* Begin RECORDED INFORMATION *

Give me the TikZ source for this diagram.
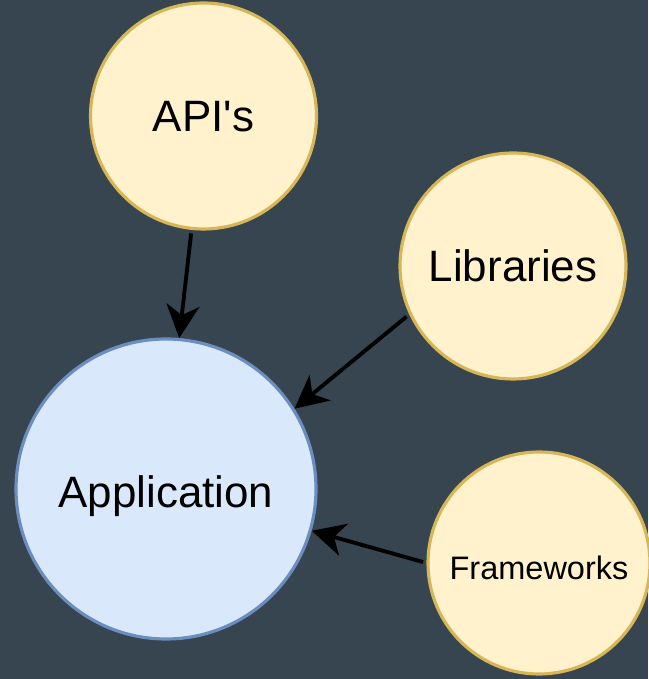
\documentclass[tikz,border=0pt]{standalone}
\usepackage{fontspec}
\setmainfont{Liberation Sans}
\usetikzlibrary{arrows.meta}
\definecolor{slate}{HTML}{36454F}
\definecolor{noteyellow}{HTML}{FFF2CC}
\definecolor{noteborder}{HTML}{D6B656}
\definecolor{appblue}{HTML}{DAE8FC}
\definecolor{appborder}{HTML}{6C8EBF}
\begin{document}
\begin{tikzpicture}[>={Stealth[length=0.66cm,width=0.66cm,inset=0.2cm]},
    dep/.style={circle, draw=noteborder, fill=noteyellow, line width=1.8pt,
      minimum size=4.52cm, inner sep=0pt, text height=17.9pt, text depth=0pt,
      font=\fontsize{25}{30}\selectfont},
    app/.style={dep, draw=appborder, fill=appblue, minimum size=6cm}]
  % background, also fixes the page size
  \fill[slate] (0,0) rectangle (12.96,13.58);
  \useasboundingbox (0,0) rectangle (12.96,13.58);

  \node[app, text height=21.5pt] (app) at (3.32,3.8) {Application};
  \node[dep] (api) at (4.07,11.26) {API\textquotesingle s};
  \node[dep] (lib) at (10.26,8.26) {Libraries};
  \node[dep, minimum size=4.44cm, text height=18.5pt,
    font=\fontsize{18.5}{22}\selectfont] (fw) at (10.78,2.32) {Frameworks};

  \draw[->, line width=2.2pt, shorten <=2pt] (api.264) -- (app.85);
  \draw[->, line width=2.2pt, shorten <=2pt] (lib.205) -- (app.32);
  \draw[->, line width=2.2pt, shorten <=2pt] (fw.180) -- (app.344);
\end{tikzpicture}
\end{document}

* End RECORDED INFORMATION *

SHORT EXERCISE
Go through the data above and transcribe it in full, omitting any image.

RESULT
Give me the TikZ source for this diagram.
\documentclass[tikz,border=0pt]{standalone}
\usepackage{fontspec}
\setmainfont{Liberation Sans}
\usetikzlibrary{arrows.meta}
\definecolor{slate}{HTML}{36454F}
\definecolor{noteyellow}{HTML}{FFF2CC}
\definecolor{noteborder}{HTML}{D6B656}
\definecolor{appblue}{HTML}{DAE8FC}
\definecolor{appborder}{HTML}{6C8EBF}
\begin{document}
\begin{tikzpicture}[>={Stealth[length=0.66cm,width=0.66cm,inset=0.2cm]},
    dep/.style={circle, draw=noteborder, fill=noteyellow, line width=1.8pt,
      minimum size=4.52cm, inner sep=0pt, text height=17.9pt, text depth=0pt,
      font=\fontsize{25}{30}\selectfont},
    app/.style={dep, draw=appborder, fill=appblue, minimum size=6cm}]
  % background, also fixes the page size
  \fill[slate] (0,0) rectangle (12.96,13.58);
  \useasboundingbox (0,0) rectangle (12.96,13.58);

  \node[app, text height=21.5pt] (app) at (3.32,3.8) {Application};
  \node[dep] (api) at (4.07,11.26) {API\textquotesingle s};
  \node[dep] (lib) at (10.26,8.26) {Libraries};
  \node[dep, minimum size=4.44cm, text height=18.5pt,
    font=\fontsize{18.5}{22}\selectfont] (fw) at (10.78,2.32) {Frameworks};

  \draw[->, line width=2.2pt, shorten <=2pt] (api.264) -- (app.85);
  \draw[->, line width=2.2pt, shorten <=2pt] (lib.205) -- (app.32);
  \draw[->, line width=2.2pt, shorten <=2pt] (fw.180) -- (app.344);
\end{tikzpicture}
\end{document}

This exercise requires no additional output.